You, your dog, and every member of your hunting party should wear a blaze orange safety vest whenever you’re hunting. The color is bright enough that other hunters can see your party at a distance. If a bullet hits your dog or she gets caught on barbed wire, a fitted vest helps to keep her internal organs from serious harm. Since the Pet Poison Helpline receives hundreds of calls every hunting season, it also recommends the tips below.
Be sure that you bring clean bottled water and allow your dog to drink frequently. Heat stroke remains a concern, even though temperatures are lower than in the summer. If your dog seems to pant frequently, it could indicate that he’s becoming dehydrated and needs to take a break. Don’t allow your dog to drink pond water as it could contain toxic blue-green algae. A dog may have immediate weakness and seizures or even die from drinking contaminated water.
Your dog should not chew on clay pigeons due to toxic ingredients like coal tar, copper, nickel, lead, and zinc. If ingested, these substances may cause your dog to suffer brain, liver, or kidney damage. It’s also important to keep your dog away from mushrooms. It’s true that most are fine to eat, but it can be difficult to distinguish safe from unsafe mushrooms.
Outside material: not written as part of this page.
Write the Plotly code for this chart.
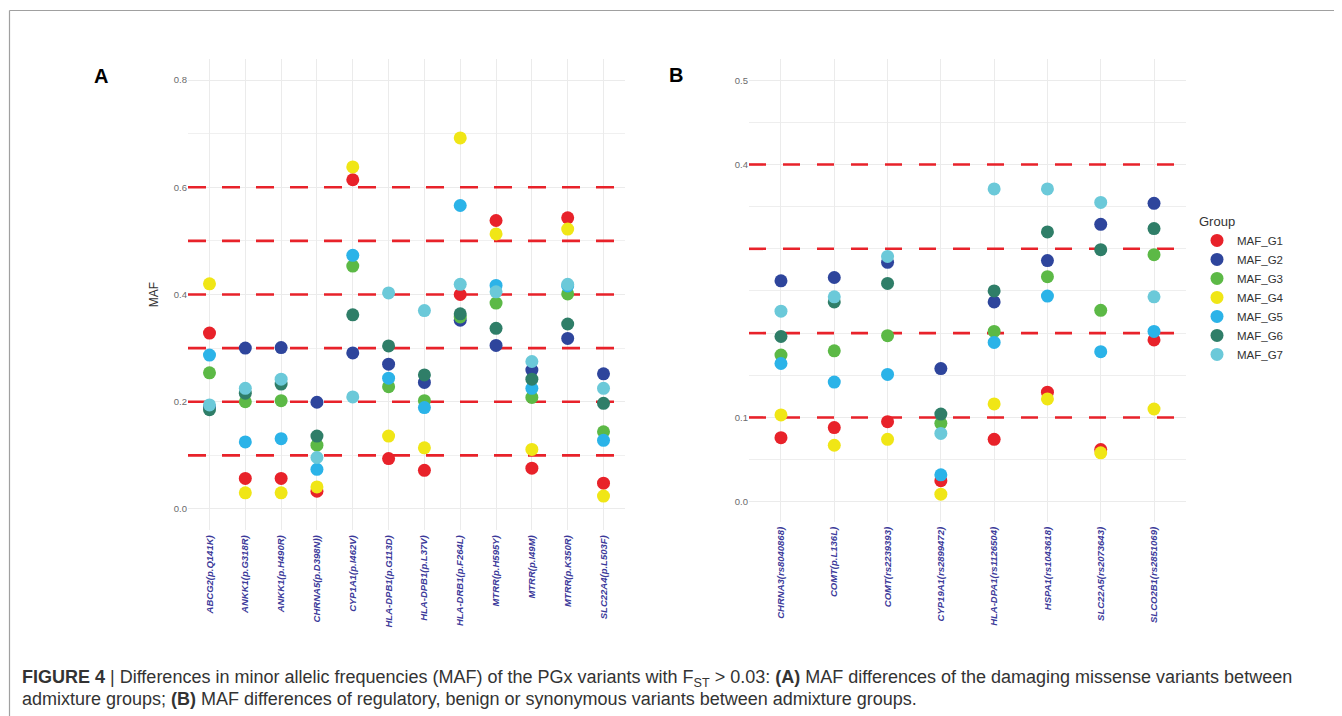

If your dog does eat a poisonous one, she could develop tremors, severe abdominal pain, vomiting, diarrhea, and seizures.
We recommend taking extra time to work with your dog before hunting season so you feel confident he will come when you call him. The excitement of chasing after birds or other live animals may tempt him to dart away from you, which could cause him to get lost or injured. If you have any concerns about losing your dog in the woods, consider investing in obedience classes.